Kanon starts by setting the scene in Tennessee and the surrounding area prior to the war and providing background information of the conflicts to come. He does a thorough job at this; in fact, perhaps too good. It seems to take while for the reader to get to the conflicts themselves in a relatively small book. (For instance, Tennessee troops are not issued orders to rendezvous after the war-opening assault on Fort Mims until page 71 of a 200 page book.) We do want to complement him on the excellent job he does providing an overview of the complexities of the situation within the Creek nation at the onset of war; a confusing subject to many readers (us included) and he handles it with ease. He also delineates who, why, and under what conditions the Tennessee troops who played such a pivotal role in the war fought better than most other Creek War studies.

Kanon then proceeds to outline the campaigns, battles, and difficulties of the Tennessee troops encountered as they attempted to crush the Red Stick rebellion. The narrative moves quickly, as each battle (with the exception of Horseshoe Bend) is discussed in overview, even cursory, fashion. Those familiar with the topic will note that although Kanon may be the single person most familiar with the surviving documentary sources from the campaigns of Tennessee soldiers during the Creek War, there is really nothing new in his account. Perhaps that is not a failing as much as a commentary on the state of scholarship about the war. Generations of scholars have evaluated its relatively sparse documentary trail and developed a generally accepted narrative for most of the major events that occurred during the conflict.
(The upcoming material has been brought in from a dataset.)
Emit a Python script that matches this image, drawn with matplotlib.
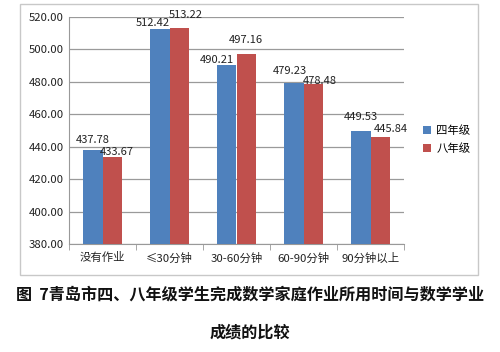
import matplotlib
matplotlib.use("Agg")
import matplotlib.pyplot as plt
import numpy as np
from matplotlib.patches import Rectangle

plt.rcParams['font.family'] = ['Noto Sans CJK SC', 'DejaVu Sans']

categories = ["没有作业", "≤30分钟", "30-60分钟", "60-90分钟", "90分钟以上"]
grade4 = [437.78, 512.42, 490.21, 479.23, 449.53]
grade8 = [433.67, 513.22, 497.16, 478.48, 445.84]
series_names = ["四年级", "八年级"]
yticks = [380, 400, 420, 440, 460, 480, 500, 520]

# label nudges (pixels) to mimic the reference's label placement
off4 = [(0, 10), (-7, 6), (-10, 5), (-4, 12), (0, 14)]
off8 = [(5, 5), (7, 13), (0, 14), (7, 3), (11, 8)]

fig = plt.figure(figsize=(5.0, 3.52), dpi=100)
fig.patches.append(Rectangle((0.04, 0.219), 0.916, 0.77, transform=fig.transFigure,
                             fill=False, edgecolor='#c8c8c8', linewidth=1.0))
ax = fig.add_axes([0.138, 0.3068, 0.670, 0.6449])

x = np.arange(len(categories))
w = 0.285
c4 = '#4F81BD'
c8 = '#C0504D'
b1 = ax.bar(x - w/2, grade4, w, color=c4, label=series_names[0], zorder=3)
b2 = ax.bar(x + w/2, grade8, w, color=c8, label=series_names[1], zorder=3)

pt = 72 / 100.0
for bars, vals, offs in ((b1, grade4, off4), (b2, grade8, off8)):
    for b, v, (dx, dy) in zip(bars, vals, offs):
        ax.annotate(f"{v:.2f}", (b.get_x() + b.get_width()/2, v), xytext=(dx * pt, dy * pt),
                    textcoords='offset points', ha='center', va='center', fontsize=8,
                    color='#222222', zorder=5)

ax.set_ylim(380, 520)
ax.set_xlim(-0.5, len(categories) - 0.5)
ax.set_yticks(yticks)
ax.set_yticklabels([f"{v:.2f}" for v in yticks], fontsize=8.2, color='#222222')
ax.set_xticks(x)
ax.set_xticklabels(categories, fontsize=8.2, color='#222222')
ax.tick_params(axis='x', length=0, pad=6)
ax.tick_params(axis='y', length=0, pad=4)
ax.set_xticks(np.arange(-0.5, len(categories)), minor=True)
ax.tick_params(axis='x', which='minor', length=4, color='#999999', direction='out')

ax.yaxis.grid(True, color='#9a9a9a', linewidth=0.9, zorder=0)
for s in ['top', 'right']:
    ax.spines[s].set_visible(False)
ax.spines['left'].set_color('#999999')
ax.spines['bottom'].set_color('#999999')

leg = fig.legend(handles=[b1, b2], labels=series_names, loc='upper left',
                 bbox_to_anchor=(0.825, 0.672), frameon=False, fontsize=8.2,
                 handlelength=0.7, handleheight=0.7, handletextpad=0.5, labelspacing=0.6)

fig.text(0.5, 0.162, "图  7青岛市四、八年级学生完成数学家庭作业所用时间与数学学业",
         ha='center', va='center', fontsize=11.6, fontweight='bold', color='#111111')
fig.text(0.5, 0.054, "成绩的比较", ha='center', va='center', fontsize=11.6,
         fontweight='bold', color='#111111')

fig.savefig("out.png", dpi=100)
We certainly don’t know everything, but we may have found as much as we are likely to know about many aspects of the Creek War. About all we probably can expect most scholars to do is produce a well-written narrative arranging a series of established facts. With all that said, it is curious that one of the most interesting stories associated with Jackson and the war—his supposed adoption of a Creek child named Lyncoya—goes unmentioned.

Upon reflection it may come as no surprise that the participation of Tennessee soldiers in the campaign for New Orleans in late 1814 and early 1815 receives so much of Kanon’s attention. There seems to simply be more material from which to draw. Indeed, his discussion of this action begins just past the midway point of the book. He analyzes every detail of the several fights which culminated in Jackson’s triumphant victory on January 8, 1815, at times making the second half of the book stand in remarkable contrast to the first. The result is one of the better accounts of the Battle for New Orleans, but one understandably focused on its Tennessee participants. Kanon concludes the book with an insightful analysis of what the Creek War and the War of 1812 ultimately meant for Tennessee and the nation, both in terms of individuals and regional destiny which probably speaks to his deep knowledge of the events and era as well or better than the great majority of the rest of the book.

In final analysis, Kanon’s book is a must-have for those few devoted afficiendos of the Creek War and the War of 1812 who, if they so choose, can realistically attempt to obtain every worthwhile volume written on this long-overlooked subject. It will certainly be of interest to those who study the history of Tennessee, and it does well in achieving its stated goal of discussing the wars “through the words and actions of those Tennesseans…who lived through that period” (7). It will not in any regard replace older, more comprehensive works on the subjects it features by authors such as Owsley and Remini.